Task statement: Repeat only what lies from the line with "Give me the" to the line with "b_hi = [10.70, 10.74, 10.57, 10.85, 11.22]", those two lines included, exactly as it stands; omit any images.

Provided records:
-- begin --
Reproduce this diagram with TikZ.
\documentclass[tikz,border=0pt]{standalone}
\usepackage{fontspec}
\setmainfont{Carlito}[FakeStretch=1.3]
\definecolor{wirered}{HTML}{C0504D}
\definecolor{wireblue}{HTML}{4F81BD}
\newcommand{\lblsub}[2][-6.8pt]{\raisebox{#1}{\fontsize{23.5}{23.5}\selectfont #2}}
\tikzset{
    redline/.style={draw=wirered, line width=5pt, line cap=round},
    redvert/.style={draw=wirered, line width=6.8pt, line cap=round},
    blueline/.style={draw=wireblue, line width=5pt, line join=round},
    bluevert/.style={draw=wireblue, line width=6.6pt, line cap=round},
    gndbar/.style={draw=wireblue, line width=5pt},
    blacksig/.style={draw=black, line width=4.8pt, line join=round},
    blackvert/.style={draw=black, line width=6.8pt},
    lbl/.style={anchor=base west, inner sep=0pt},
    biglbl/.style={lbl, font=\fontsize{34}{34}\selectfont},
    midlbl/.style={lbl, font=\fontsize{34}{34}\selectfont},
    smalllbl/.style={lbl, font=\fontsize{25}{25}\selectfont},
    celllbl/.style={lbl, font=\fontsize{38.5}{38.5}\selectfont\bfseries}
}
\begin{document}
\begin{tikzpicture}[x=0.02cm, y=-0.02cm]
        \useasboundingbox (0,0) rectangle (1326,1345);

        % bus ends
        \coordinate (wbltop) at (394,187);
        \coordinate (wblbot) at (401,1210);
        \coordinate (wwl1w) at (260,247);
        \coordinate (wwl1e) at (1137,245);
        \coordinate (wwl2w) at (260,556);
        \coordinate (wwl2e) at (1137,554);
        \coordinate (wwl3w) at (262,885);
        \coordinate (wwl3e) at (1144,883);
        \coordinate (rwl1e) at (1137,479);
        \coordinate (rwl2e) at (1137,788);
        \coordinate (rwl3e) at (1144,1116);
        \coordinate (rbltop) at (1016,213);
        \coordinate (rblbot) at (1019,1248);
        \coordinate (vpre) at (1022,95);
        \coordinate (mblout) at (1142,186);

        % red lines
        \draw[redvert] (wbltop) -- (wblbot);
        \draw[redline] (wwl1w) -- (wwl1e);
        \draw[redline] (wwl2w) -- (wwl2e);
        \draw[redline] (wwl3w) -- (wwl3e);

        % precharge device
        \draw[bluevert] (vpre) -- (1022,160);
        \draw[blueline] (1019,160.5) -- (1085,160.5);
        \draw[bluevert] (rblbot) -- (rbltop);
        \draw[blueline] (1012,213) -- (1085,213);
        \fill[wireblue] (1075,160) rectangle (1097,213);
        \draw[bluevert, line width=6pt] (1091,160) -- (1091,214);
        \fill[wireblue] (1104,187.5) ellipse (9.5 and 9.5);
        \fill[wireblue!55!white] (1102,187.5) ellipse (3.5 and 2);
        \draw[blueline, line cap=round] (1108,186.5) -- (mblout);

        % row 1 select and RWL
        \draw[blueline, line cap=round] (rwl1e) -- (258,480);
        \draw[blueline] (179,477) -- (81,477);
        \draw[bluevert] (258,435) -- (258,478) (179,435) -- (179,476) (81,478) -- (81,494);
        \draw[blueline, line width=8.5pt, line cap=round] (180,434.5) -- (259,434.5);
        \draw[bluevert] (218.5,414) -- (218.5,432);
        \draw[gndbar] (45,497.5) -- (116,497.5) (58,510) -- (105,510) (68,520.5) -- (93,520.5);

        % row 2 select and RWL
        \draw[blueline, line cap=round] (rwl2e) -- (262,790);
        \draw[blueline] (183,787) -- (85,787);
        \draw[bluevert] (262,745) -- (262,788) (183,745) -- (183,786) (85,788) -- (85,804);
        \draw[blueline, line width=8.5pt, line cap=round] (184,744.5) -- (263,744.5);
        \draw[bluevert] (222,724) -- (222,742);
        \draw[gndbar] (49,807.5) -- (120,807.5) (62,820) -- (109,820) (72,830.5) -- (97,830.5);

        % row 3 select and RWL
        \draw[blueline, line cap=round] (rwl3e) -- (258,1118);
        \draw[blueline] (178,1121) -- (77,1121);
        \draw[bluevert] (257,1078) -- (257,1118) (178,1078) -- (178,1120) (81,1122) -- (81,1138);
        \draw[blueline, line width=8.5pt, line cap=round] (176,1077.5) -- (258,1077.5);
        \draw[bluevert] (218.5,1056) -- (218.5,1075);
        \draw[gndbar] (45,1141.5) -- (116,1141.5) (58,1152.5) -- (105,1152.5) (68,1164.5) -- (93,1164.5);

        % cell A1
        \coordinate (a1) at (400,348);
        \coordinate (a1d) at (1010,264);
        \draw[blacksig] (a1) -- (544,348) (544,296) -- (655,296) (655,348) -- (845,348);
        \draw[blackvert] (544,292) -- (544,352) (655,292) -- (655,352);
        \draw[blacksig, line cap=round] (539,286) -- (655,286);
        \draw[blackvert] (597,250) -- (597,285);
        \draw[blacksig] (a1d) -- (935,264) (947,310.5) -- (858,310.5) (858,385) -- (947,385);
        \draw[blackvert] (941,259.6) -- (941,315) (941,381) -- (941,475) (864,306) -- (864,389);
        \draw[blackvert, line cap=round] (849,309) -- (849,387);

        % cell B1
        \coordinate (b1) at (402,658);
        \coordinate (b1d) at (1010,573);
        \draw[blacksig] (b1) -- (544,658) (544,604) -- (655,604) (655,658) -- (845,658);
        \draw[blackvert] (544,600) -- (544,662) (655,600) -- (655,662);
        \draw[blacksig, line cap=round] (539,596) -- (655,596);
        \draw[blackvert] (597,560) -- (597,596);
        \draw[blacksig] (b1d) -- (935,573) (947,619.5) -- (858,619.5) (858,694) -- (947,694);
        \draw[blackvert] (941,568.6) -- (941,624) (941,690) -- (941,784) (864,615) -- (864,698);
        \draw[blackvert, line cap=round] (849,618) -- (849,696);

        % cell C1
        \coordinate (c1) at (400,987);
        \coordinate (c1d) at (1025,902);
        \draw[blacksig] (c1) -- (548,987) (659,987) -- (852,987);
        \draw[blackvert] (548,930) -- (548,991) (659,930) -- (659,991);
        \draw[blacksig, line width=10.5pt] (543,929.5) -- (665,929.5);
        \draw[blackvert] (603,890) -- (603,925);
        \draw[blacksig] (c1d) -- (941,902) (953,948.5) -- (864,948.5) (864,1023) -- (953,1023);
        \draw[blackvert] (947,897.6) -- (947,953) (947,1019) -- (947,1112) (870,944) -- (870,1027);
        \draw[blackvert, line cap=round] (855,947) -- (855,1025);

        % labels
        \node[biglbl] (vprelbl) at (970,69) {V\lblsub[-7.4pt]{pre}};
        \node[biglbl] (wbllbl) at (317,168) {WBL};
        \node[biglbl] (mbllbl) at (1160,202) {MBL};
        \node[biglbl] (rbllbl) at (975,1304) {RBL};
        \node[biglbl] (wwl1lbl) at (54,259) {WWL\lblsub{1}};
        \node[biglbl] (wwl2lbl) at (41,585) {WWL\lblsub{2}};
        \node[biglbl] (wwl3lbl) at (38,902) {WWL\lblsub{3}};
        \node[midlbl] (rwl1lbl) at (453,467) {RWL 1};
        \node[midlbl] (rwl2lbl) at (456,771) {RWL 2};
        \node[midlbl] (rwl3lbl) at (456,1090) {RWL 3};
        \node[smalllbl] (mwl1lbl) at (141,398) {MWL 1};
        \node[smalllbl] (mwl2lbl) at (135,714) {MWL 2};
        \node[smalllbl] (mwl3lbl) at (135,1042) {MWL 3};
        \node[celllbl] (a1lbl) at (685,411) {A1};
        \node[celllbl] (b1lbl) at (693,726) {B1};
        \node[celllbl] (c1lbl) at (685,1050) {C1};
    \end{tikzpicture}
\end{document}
-- end --
-- begin --
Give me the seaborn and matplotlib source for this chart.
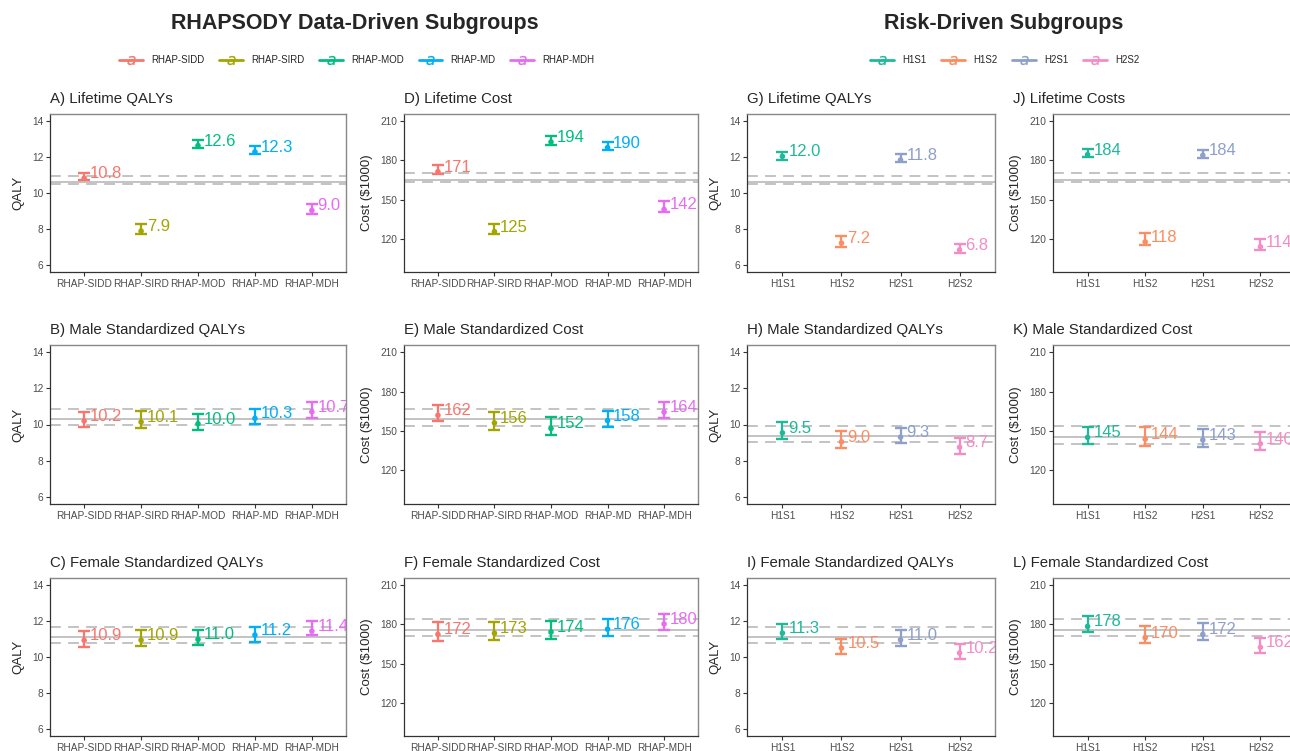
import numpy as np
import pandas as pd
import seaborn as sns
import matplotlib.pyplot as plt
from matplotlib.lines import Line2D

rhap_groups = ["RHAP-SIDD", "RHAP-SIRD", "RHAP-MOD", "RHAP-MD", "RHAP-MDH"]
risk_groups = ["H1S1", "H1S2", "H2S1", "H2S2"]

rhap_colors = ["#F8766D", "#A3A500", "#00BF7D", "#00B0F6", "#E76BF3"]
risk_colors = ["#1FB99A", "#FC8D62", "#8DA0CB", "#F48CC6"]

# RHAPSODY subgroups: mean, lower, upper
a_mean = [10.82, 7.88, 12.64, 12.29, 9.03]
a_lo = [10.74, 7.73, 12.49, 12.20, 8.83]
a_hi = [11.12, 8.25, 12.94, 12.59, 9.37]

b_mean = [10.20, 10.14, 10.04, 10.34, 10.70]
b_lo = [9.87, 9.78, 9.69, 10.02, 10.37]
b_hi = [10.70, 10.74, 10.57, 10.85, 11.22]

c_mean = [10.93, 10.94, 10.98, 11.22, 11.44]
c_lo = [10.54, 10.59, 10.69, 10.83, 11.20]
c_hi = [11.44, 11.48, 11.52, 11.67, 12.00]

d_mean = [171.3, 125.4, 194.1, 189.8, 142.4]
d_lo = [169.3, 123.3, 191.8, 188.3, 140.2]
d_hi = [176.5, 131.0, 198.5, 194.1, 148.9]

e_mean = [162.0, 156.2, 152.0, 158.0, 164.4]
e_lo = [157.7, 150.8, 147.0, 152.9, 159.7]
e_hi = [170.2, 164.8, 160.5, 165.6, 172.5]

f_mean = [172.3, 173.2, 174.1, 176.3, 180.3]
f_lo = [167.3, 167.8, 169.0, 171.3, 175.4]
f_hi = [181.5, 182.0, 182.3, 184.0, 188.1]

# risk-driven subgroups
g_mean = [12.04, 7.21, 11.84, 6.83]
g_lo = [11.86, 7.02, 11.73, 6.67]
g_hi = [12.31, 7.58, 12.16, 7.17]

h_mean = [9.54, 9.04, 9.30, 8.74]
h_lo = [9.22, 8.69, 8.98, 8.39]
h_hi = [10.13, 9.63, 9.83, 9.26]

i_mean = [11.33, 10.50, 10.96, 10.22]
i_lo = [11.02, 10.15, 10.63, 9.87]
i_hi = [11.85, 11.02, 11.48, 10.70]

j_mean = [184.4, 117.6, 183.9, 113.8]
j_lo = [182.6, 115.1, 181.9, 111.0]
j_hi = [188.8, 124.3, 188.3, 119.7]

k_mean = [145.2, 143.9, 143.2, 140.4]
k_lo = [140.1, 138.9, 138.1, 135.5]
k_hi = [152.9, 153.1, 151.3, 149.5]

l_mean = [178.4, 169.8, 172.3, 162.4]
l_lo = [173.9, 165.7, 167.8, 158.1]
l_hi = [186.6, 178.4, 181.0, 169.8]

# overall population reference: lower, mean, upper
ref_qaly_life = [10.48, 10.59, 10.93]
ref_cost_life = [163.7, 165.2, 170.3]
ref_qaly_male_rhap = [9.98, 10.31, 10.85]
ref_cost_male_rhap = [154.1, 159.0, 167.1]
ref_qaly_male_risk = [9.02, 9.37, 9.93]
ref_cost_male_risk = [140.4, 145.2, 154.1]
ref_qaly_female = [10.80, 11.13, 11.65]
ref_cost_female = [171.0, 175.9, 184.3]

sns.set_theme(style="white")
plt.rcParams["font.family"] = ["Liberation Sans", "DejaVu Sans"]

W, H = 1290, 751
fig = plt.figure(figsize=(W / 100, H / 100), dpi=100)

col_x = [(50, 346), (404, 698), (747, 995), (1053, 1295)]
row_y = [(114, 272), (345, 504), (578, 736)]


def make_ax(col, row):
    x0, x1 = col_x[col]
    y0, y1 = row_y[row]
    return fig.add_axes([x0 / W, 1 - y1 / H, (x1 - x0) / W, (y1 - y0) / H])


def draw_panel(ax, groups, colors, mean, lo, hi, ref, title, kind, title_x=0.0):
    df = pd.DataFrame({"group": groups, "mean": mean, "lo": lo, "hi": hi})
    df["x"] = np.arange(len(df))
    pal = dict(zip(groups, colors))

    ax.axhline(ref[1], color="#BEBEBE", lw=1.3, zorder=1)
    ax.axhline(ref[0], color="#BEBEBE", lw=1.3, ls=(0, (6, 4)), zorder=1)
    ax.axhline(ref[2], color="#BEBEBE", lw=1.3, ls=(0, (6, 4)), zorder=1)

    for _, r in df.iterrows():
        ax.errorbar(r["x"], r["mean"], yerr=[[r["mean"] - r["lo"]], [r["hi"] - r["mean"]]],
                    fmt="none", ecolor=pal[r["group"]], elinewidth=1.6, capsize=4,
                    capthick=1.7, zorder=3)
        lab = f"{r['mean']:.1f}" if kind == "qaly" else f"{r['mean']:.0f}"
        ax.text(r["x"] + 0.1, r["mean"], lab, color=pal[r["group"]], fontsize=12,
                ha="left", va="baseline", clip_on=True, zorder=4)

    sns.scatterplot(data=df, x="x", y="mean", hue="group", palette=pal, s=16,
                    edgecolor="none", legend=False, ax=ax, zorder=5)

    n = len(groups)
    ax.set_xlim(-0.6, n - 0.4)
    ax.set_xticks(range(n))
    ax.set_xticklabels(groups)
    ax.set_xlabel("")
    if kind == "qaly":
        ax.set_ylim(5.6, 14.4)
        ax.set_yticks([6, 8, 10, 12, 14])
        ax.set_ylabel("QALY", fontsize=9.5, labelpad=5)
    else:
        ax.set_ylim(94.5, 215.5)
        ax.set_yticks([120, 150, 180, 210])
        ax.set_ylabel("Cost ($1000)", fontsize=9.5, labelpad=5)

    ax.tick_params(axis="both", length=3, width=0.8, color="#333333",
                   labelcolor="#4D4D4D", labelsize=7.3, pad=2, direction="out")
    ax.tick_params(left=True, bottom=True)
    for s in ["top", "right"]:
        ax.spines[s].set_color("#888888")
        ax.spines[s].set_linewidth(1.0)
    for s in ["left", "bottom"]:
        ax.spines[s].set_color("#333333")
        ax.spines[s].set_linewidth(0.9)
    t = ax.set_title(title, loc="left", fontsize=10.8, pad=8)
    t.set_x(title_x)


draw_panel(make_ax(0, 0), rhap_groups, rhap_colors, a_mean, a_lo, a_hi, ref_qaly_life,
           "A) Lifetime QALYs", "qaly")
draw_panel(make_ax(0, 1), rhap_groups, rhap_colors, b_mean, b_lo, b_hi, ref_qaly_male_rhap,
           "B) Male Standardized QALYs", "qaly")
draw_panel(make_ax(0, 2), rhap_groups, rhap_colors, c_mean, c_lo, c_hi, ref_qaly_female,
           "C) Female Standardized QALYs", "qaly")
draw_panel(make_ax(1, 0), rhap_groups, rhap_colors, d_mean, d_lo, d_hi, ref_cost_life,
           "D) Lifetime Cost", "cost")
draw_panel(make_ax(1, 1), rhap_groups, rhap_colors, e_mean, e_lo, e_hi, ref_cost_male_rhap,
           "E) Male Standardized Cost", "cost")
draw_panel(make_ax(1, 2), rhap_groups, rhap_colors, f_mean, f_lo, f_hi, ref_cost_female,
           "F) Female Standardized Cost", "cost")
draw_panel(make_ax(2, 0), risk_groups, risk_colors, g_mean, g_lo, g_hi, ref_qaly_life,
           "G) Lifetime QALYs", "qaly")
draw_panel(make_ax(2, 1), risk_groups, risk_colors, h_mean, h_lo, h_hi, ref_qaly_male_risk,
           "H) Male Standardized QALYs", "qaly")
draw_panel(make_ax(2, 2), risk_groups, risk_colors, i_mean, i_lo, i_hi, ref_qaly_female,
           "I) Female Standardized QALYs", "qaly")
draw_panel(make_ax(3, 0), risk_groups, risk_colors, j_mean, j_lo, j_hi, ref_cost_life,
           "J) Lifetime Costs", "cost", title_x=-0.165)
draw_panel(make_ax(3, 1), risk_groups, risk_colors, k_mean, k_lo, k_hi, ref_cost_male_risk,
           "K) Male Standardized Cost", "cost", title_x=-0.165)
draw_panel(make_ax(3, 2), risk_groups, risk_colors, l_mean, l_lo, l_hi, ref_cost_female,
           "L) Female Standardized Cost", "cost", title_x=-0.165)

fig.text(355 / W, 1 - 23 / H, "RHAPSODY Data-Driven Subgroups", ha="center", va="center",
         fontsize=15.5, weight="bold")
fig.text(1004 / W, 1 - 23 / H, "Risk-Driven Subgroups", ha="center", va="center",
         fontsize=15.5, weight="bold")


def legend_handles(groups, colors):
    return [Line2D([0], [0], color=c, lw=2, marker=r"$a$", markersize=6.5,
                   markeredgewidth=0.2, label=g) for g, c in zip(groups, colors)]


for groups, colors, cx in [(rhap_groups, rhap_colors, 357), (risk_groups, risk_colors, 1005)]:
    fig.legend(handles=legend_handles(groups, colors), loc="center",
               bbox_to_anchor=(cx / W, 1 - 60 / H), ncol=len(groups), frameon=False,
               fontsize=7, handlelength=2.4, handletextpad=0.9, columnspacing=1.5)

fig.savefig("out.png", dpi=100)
-- end --
-- begin --
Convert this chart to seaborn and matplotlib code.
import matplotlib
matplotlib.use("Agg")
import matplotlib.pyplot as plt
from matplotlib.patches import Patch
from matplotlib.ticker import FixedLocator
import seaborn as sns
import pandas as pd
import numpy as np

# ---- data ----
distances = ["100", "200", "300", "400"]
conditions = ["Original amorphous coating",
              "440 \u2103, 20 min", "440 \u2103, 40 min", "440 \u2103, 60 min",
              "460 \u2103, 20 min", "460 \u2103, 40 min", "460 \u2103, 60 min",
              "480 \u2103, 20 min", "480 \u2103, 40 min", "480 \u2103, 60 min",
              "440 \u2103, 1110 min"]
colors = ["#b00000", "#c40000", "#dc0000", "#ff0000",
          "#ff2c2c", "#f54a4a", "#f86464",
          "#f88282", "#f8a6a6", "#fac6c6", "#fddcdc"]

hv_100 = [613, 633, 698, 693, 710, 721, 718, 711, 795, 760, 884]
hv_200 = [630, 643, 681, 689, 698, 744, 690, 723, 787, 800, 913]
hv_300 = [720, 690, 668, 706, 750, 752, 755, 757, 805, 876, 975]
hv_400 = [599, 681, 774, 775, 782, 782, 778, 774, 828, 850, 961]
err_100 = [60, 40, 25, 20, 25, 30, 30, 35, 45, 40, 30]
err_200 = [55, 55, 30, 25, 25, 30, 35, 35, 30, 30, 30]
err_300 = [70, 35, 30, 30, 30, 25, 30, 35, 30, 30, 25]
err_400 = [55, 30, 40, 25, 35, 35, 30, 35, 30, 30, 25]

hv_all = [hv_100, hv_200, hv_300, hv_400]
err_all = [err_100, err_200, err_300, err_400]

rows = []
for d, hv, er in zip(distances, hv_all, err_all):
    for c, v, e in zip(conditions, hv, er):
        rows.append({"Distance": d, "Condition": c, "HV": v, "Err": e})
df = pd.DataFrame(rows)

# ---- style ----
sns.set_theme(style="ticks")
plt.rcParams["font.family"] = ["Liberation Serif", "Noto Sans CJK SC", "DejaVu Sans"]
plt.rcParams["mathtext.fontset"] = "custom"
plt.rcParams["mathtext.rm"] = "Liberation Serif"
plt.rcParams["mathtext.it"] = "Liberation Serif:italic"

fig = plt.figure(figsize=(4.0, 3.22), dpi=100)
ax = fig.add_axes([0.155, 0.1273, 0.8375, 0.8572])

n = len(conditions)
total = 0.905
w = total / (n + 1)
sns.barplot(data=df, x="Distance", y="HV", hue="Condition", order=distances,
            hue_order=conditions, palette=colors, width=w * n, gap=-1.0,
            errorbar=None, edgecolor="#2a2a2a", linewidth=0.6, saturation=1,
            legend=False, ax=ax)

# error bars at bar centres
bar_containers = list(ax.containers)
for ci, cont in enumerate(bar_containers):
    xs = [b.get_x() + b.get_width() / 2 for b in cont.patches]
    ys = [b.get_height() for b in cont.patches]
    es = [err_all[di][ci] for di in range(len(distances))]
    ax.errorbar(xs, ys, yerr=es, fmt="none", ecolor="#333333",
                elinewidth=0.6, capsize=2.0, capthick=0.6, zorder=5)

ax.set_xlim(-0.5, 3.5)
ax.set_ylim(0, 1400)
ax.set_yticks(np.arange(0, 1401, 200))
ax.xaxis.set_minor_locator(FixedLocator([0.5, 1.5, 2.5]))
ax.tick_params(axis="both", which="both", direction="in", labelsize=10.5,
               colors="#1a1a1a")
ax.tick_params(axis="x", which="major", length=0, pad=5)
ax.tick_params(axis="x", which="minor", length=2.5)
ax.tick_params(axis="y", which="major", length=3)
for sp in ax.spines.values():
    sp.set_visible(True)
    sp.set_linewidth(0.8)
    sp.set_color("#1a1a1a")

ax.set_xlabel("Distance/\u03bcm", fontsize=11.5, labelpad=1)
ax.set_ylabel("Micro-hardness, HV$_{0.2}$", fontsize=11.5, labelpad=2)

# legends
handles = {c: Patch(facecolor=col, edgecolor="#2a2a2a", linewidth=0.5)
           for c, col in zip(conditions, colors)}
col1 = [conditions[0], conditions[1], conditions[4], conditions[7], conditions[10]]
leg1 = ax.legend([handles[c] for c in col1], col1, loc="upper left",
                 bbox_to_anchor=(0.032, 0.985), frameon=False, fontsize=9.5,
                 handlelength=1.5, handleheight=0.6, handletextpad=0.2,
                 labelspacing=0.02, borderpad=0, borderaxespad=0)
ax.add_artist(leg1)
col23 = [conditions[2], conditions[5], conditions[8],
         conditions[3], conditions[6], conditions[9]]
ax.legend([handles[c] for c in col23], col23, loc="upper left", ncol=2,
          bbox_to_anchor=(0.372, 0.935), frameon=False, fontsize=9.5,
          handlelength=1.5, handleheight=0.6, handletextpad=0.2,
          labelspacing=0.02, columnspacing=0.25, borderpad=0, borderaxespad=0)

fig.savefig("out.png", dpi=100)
-- end --
Reply:
Give me the seaborn and matplotlib source for this chart.
import numpy as np
import pandas as pd
import seaborn as sns
import matplotlib.pyplot as plt
from matplotlib.lines import Line2D

rhap_groups = ["RHAP-SIDD", "RHAP-SIRD", "RHAP-MOD", "RHAP-MD", "RHAP-MDH"]
risk_groups = ["H1S1", "H1S2", "H2S1", "H2S2"]

rhap_colors = ["#F8766D", "#A3A500", "#00BF7D", "#00B0F6", "#E76BF3"]
risk_colors = ["#1FB99A", "#FC8D62", "#8DA0CB", "#F48CC6"]

# RHAPSODY subgroups: mean, lower, upper
a_mean = [10.82, 7.88, 12.64, 12.29, 9.03]
a_lo = [10.74, 7.73, 12.49, 12.20, 8.83]
a_hi = [11.12, 8.25, 12.94, 12.59, 9.37]

b_mean = [10.20, 10.14, 10.04, 10.34, 10.70]
b_lo = [9.87, 9.78, 9.69, 10.02, 10.37]
b_hi = [10.70, 10.74, 10.57, 10.85, 11.22]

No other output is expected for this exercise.